What Oracle is doing right against open source

Frankly I can't think of a single proprietary vendor, even Apple, even Microsoft, that is better prepared to face the continuing open source onslaught than Oracle.
Written by Dana Blankenhorn, Inactive

Matt (friend of the blog) Asay tells Oracle today to expand its open source strategy, but I want to ask the opposite question, namely whether Oracle hasn't got the best strategy for fighting open source.

The answer depends on whether you blame its weak earnings for the quarter on a strong dollar and the general malaise or think its failure to make many new sales hint at declining market share.

Matt's key takeaway is that Oracle should offer a try-before-you-buy strategy to reduce its sales costs, and that makes sense. But isn't Oracle already doing many things right, in terms of fighting against open source?
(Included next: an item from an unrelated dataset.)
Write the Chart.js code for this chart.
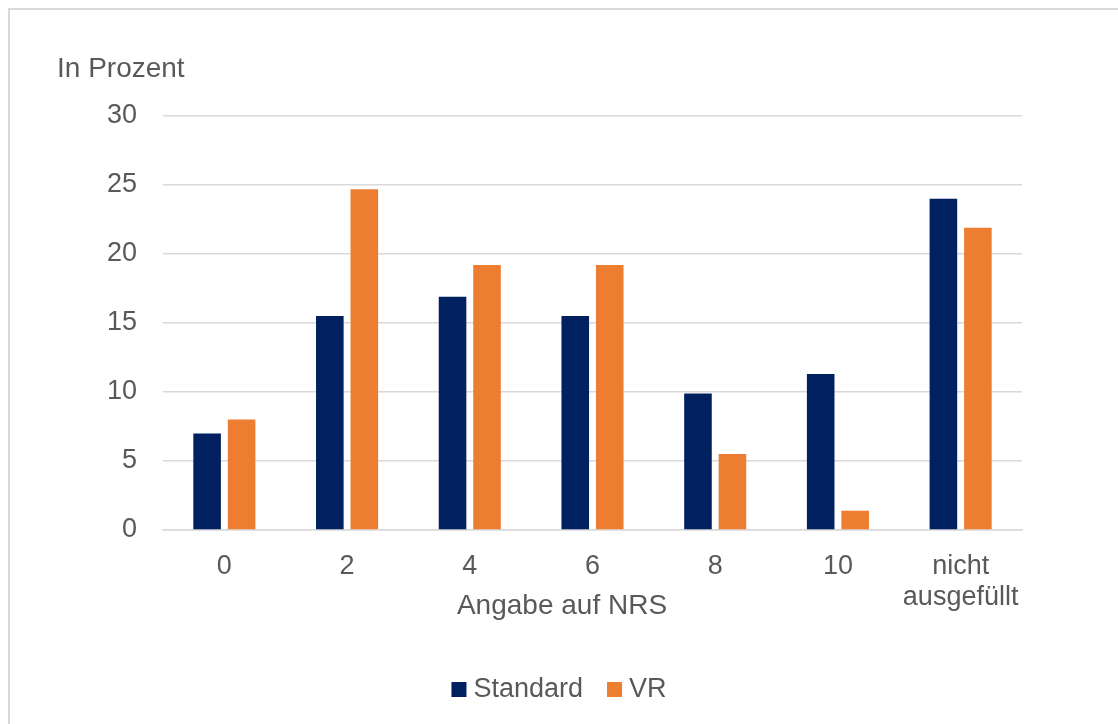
<!DOCTYPE html>
<html>
<head>
<meta charset="utf-8">
<script src="https://cdn.jsdelivr.net/npm/chart.js@4"></script>
<style>
  html, body { margin: 0; padding: 0; background: #fff; overflow: hidden; }
  #frame { position: absolute; left: 8px; top: 8px; width: 1300px; height: 900px; border: 2px solid #d9d9d9; box-sizing: border-box; }
  #wrap { position: absolute; left: 0; top: 0; width: 1118px; height: 724px; }
</style>
</head>
<body>
<div id="frame"></div>
<div id="wrap"><canvas id="c" width="1118" height="724"></canvas></div>
<script>
const categories = ['0', '2', '4', '6', '8', '10', ['nicht', 'ausgefüllt']];
const standardValues = [7.0, 15.5, 16.9, 15.5, 9.9, 11.3, 24.0];
const vrValues = [8.0, 24.7, 19.2, 19.2, 5.5, 1.4, 21.9];
const seriesNames = ['Standard', 'VR'];
const seriesColors = ['#002060', '#ED7D31'];
const yTicks = [0, 5, 10, 15, 20, 25, 30];
const yAxisLabel = 'In Prozent';
const xAxisLabel = 'Angabe auf NRS';

const FONT = "'Liberation Sans', Arial, sans-serif";
const TEXT = '#595959';

const labelsPlugin = {
  id: 'axisLabels',
  afterDraw(chart) {
    const ctx = chart.ctx;
    const ca = chart.chartArea;
    ctx.save();
    ctx.fillStyle = TEXT;
    ctx.font = '28px ' + FONT;
    ctx.textBaseline = 'alphabetic';
    ctx.textAlign = 'left';
    ctx.fillText(yAxisLabel, ca.left - 106, ca.top - 39);
    ctx.textAlign = 'center';
    ctx.fillText(xAxisLabel, ca.left + 399, ca.bottom + 84);

    // legend, built from the datasets
    ctx.font = '27px ' + FONT;
    const box = 15, gap = 7, spacing = 24;
    const items = chart.data.datasets.map(ds => ({ text: ds.label, color: ds.backgroundColor, w: ctx.measureText(ds.label).width }));
    const total = items.reduce((s, it) => s + box + gap + it.w, 0) + spacing * (items.length - 1);
    let x = 559 - total / 2;
    const baseY = ca.bottom + 167;
    ctx.textAlign = 'left';
    items.forEach(it => {
      ctx.fillStyle = it.color;
      ctx.fillRect(x, baseY - box, box, box);
      ctx.fillStyle = TEXT;
      ctx.fillText(it.text, x + box + gap, baseY);
      x += box + gap + it.w + spacing;
    });
    ctx.restore();
  }
};

new Chart(document.getElementById('c'), {
  type: 'bar',
  data: {
    labels: categories,
    datasets: [
      { label: seriesNames[0], data: standardValues, backgroundColor: seriesColors[0], categoryPercentage: 0.562, barPercentage: 0.8 },
      { label: seriesNames[1], data: vrValues, backgroundColor: seriesColors[1], categoryPercentage: 0.562, barPercentage: 0.8 }
    ]
  },
  options: {
    responsive: false,
    animation: false,
    layout: { padding: { left: 0, right: 96, top: 116, bottom: 0 } },
    plugins: {
      tooltip: { enabled: false },
      legend: { display: false }
    },
    scales: {
      y: {
        min: 0, max: 30,
        afterFit(scale) { scale.width = 163; },
        afterBuildTicks(scale) { scale.ticks = yTicks.map(v => ({ value: v })); },
        border: { display: false },
        grid: { color: '#d9d9d9', lineWidth: 1.5, drawTicks: false },
        ticks: { padding: 26, color: TEXT, font: { family: FONT, size: 27 } }
      },
      x: {
        afterFit(scale) { scale.height = 194; },
        grid: { display: false, drawTicks: false },
        border: { display: true, color: '#d9d9d9', width: 1.5 },
        ticks: { padding: 21, color: TEXT, maxRotation: 0, font: { family: FONT, size: 27, lineHeight: 1.15 } }
      }
    }
  },
  plugins: [labelsPlugin]
});
</script>
</body>
</html>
Larry Ellison's strategy of buying up his biggest competitors and application vendors is working. We may think he overpaid, but even if the waterhole is shrinking he's the big elephant.

This increasingly gives Oracle a lock-in for big customers. Open source competitors aren't scaled, even when their software is.

Enterprises can turn to open source for small jobs, for one-off projects, but the main system remains Oracle so the company can bide its time and pick off the stragglers.

Oracle has also shown wisdom by going "up the stack," concentrating on the biggest customers, the toughest jobs. This used to be called a "mainframe" strategy, back when they were mainframes.

Were Microsoft doing a better job serving these biggest customers -- if Windows really scaled as its advocates pretend -- it might be reaping the same benefits.

I suspect that's what Oracle's "Unbreakable Linux" (above) move is really all about. Linux's strength against Windows really is the data center. Using Linux to lock in those customers further is a smart move.

Of course this leaves the consumer market, even the mid-market, vulnerable. But it's easier going from the top-down than from the bottom-up, and perhaps Oracle is wise not to take its efforts in that direction too seriously.

Frankly I can't think of a single proprietary vendor, even Apple, even Microsoft, that is better prepared to face the continuing open source onslaught than Oracle. It's bigger than any rivals, its approaches heavily-fortified.

It's not a castle that will be easy to bring down.